── INFORMATION PROVIDED ──
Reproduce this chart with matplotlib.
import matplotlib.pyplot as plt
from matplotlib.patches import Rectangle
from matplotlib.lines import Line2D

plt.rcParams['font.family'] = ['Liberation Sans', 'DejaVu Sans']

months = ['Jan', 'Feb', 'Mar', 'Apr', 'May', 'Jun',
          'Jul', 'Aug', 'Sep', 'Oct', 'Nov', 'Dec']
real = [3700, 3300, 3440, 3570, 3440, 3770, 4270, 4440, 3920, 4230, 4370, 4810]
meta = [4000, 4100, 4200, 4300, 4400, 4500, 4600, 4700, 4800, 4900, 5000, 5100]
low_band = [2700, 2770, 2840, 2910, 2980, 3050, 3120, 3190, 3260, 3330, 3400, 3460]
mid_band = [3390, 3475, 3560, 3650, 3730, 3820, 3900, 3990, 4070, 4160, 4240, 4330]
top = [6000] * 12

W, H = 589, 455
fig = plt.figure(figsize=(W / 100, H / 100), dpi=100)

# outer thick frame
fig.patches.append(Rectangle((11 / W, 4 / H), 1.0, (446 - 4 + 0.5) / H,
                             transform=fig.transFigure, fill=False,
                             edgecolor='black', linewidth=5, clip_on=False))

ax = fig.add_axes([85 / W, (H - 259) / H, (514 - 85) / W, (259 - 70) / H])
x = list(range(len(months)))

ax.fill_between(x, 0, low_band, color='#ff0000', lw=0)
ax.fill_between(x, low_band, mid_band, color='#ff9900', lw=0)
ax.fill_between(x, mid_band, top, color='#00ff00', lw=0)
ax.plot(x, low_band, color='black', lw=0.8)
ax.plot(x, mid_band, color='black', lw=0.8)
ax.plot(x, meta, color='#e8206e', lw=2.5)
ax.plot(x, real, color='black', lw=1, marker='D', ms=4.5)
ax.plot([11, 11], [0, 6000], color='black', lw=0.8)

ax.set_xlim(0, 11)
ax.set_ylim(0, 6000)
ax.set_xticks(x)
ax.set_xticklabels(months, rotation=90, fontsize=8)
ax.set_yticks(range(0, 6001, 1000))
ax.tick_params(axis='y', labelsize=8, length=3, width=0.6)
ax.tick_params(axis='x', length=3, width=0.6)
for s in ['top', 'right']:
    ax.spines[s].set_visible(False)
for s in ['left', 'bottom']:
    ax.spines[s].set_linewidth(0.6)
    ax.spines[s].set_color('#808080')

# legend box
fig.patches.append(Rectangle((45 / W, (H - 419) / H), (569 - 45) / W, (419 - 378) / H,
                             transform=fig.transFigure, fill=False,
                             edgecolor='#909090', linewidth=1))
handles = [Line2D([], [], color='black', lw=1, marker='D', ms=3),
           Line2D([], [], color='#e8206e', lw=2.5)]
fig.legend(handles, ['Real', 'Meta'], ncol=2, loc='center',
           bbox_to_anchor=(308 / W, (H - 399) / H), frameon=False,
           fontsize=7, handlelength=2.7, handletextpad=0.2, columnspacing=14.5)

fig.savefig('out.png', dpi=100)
───
REQUIRED WORK:
Set down the listing in full, keeping every word exactly as it is.

COMPLETE RESPONSE:
Reproduce this chart with matplotlib.
import matplotlib.pyplot as plt
from matplotlib.patches import Rectangle
from matplotlib.lines import Line2D

plt.rcParams['font.family'] = ['Liberation Sans', 'DejaVu Sans']

months = ['Jan', 'Feb', 'Mar', 'Apr', 'May', 'Jun',
          'Jul', 'Aug', 'Sep', 'Oct', 'Nov', 'Dec']
real = [3700, 3300, 3440, 3570, 3440, 3770, 4270, 4440, 3920, 4230, 4370, 4810]
meta = [4000, 4100, 4200, 4300, 4400, 4500, 4600, 4700, 4800, 4900, 5000, 5100]
low_band = [2700, 2770, 2840, 2910, 2980, 3050, 3120, 3190, 3260, 3330, 3400, 3460]
mid_band = [3390, 3475, 3560, 3650, 3730, 3820, 3900, 3990, 4070, 4160, 4240, 4330]
top = [6000] * 12

W, H = 589, 455
fig = plt.figure(figsize=(W / 100, H / 100), dpi=100)

# outer thick frame
fig.patches.append(Rectangle((11 / W, 4 / H), 1.0, (446 - 4 + 0.5) / H,
                             transform=fig.transFigure, fill=False,
                             edgecolor='black', linewidth=5, clip_on=False))

ax = fig.add_axes([85 / W, (H - 259) / H, (514 - 85) / W, (259 - 70) / H])
x = list(range(len(months)))

ax.fill_between(x, 0, low_band, color='#ff0000', lw=0)
ax.fill_between(x, low_band, mid_band, color='#ff9900', lw=0)
ax.fill_between(x, mid_band, top, color='#00ff00', lw=0)
ax.plot(x, low_band, color='black', lw=0.8)
ax.plot(x, mid_band, color='black', lw=0.8)
ax.plot(x, meta, color='#e8206e', lw=2.5)
ax.plot(x, real, color='black', lw=1, marker='D', ms=4.5)
ax.plot([11, 11], [0, 6000], color='black', lw=0.8)

ax.set_xlim(0, 11)
ax.set_ylim(0, 6000)
ax.set_xticks(x)
ax.set_xticklabels(months, rotation=90, fontsize=8)
ax.set_yticks(range(0, 6001, 1000))
ax.tick_params(axis='y', labelsize=8, length=3, width=0.6)
ax.tick_params(axis='x', length=3, width=0.6)
for s in ['top', 'right']:
    ax.spines[s].set_visible(False)
for s in ['left', 'bottom']:
    ax.spines[s].set_linewidth(0.6)
    ax.spines[s].set_color('#808080')

# legend box
fig.patches.append(Rectangle((45 / W, (H - 419) / H), (569 - 45) / W, (419 - 378) / H,
                             transform=fig.transFigure, fill=False,
                             edgecolor='#909090', linewidth=1))
handles = [Line2D([], [], color='black', lw=1, marker='D', ms=3),
           Line2D([], [], color='#e8206e', lw=2.5)]
fig.legend(handles, ['Real', 'Meta'], ncol=2, loc='center',
           bbox_to_anchor=(308 / W, (H - 399) / H), frameon=False,
           fontsize=7, handlelength=2.7, handletextpad=0.2, columnspacing=14.5)

fig.savefig('out.png', dpi=100)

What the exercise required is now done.